1. The "three kinds of infinitesimal variations" are defined as follows. \begin{align} \Delta u(x) &~:=~ u^{\prime}(x^{\prime})-u(x) \qquad\text{ total infinitesimal variation}, \tag{2.2}\cr \delta u(x) &~:=~ u^{\prime}(x)-u(x) \qquad \text{ local/vertical infinitesimal variation},\tag{2.3}\cr \mathrm{d}u(x)&~:=~ u(x^{\prime})- u(x) \qquad\text{ differential/horizontal infinitesimal variation}.\tag{2.4} \end{align} Here the words horizontal and vertical spaces refer to spacetime and $$u$$-target space, respectively. While the terminology/names & notation vary from author to author, these three infinitesimal variations are often introduced in physics field theory textbooks.

2. The statement $$[\delta,\partial_\mu]=0$$ means that vertical infinitesimal variations $$\delta$$ commute with spacetime-derivatives $$\partial_{\mu}\equiv\frac{\partial}{\partial x^{\mu}}$$. Be aware that total infinitesimal variations $$\Delta$$ do not necessarily commute with spacetime-derivatives $$\partial_{\mu}$$.

• Can I ask you the origin of this terminology? It's different from the terminology used in the notes, where the author calls them total, local and differential variations Feb 5, 2019 at 17:46
• I read it somewhere a long time ago. Feb 5, 2019 at 18:11
• I'll accept the answer since after some messing around with the definitions that you provided I was able to recover most of the results! Thanks.
– Sito
Feb 6, 2019 at 13:21

$$\delta x^\mu$$ has one upper index, so you just write down all possible terms which give some object with an upper index. Also $$\delta x^\mu$$ should only depend on $$x^\mu$$ and constants, because what else should it depend on? So you could come up with the idea to classify the contributions to $$\delta x^\mu$$ with respect to the order in $$x$$.

Zeroth order in $$x$$ is just a constant. Remember, it should carry an upper index, so it is a constant vector. $$\delta x^\mu$$ is infinitesimal, so each contribution should be infinitesimal. So you end up with an infinitesimal constant vector $$(\delta x^\mu)^{(0)}=\delta \omega^\mu$$ to zeroth order in $$x$$.

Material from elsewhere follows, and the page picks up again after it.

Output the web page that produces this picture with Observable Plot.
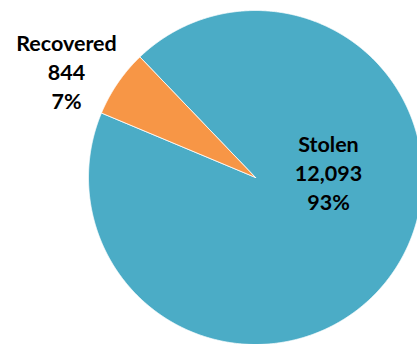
<!DOCTYPE html>
<html><head><meta charset="utf-8">
<script src="https://cdn.jsdelivr.net/npm/d3@7"></script>
<script src="https://cdn.jsdelivr.net/npm/@observablehq/plot@0.6"></script>
<style>html,body{margin:0;padding:0;background:#fff;} svg{display:block}</style>
</head><body><div id="chart"></div>
<script>
// Data
const categories = ["Stolen", "Recovered"];
const values = [12093, 844];
const valueLabels = ["12,093", "844"];
const percentLabels = ["93%", "7%"];
const colors = ["#4BACC6", "#F79646"];

// Layout (pie radius = 1 in data units)
const R_PX = 167, CX = 255, CY = 177, W = 417, H = 344;
const START = 316.2 * Math.PI / 180;
const labelPos = { Stolen: [0.437, 0.032], Recovered: [-1.132, 0.642] };

const data = categories.map((c, i) => ({category: c, value: values[i]}));
const arcs = d3.pie().value(d => d.value).sort(null)
  .startAngle(START).endAngle(START + 2 * Math.PI)(data);

const pts = [];
for (const a of arcs) {
  const cat = a.data.category;
  pts.push({category: cat, x: 0, y: 0});
  const n = Math.max(2, Math.ceil((a.endAngle - a.startAngle) / 0.004));
  for (let k = 0; k <= n; k++) {
    const t = a.startAngle + (a.endAngle - a.startAngle) * k / n;
    pts.push({category: cat, x: Math.sin(t), y: Math.cos(t)});
  }
  pts.push({category: cat, x: 0, y: 0});
}

const labels = categories.map((c, i) => ({
  x: labelPos[c][0], y: labelPos[c][1],
  text: `${c}\n${valueLabels[i]}\n${percentLabels[i]}`
}));

const chart = Plot.plot({
  width: W, height: H, margin: 0,
  style: {fontFamily: "Lato", background: "#fff", overflow: "hidden"},
  x: {domain: [-CX / R_PX, (W - CX) / R_PX], axis: null},
  y: {domain: [(CY - H) / R_PX, CY / R_PX], axis: null},
  color: {domain: categories, range: colors},
  marks: [
    Plot.line(pts, {x: "x", y: "y", z: "category", fill: "category", stroke: "white", strokeWidth: 0.8, curve: "linear-closed", clip: true}),
    Plot.text(labels, {x: "x", y: "y", text: "text", fontSize: 21.5, fontWeight: "bold", fill: "#000", lineHeight: 29 / 21.5})
  ]
});
document.getElementById("chart").appendChild(chart);
</script>
</body></html>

First order in $$x$$ is something of the form "constant times x". Since $$x$$ is a vector, the most general form would be contracting it with a constant tensor. The tensor should be infinitesimal (since $$x$$ itself is not infinitesimal). To get back an object with one upper index, the index structure should be as follows

$$(\delta x^\mu)^{(1)}=\delta\omega^\mu_\lambda x^\lambda$$

We can lift one of the indices using the metric tensor: $$\delta\omega^\mu_\lambda=\delta\omega^{\mu\nu}g_{\nu\lambda}$$ and will end up with

$$(\delta x^\mu)^{(1)}=\delta\omega^{\mu\nu}g_{\nu\lambda} x^\lambda$$

In total, up to first order in $$x$$ we get exactly (2.12).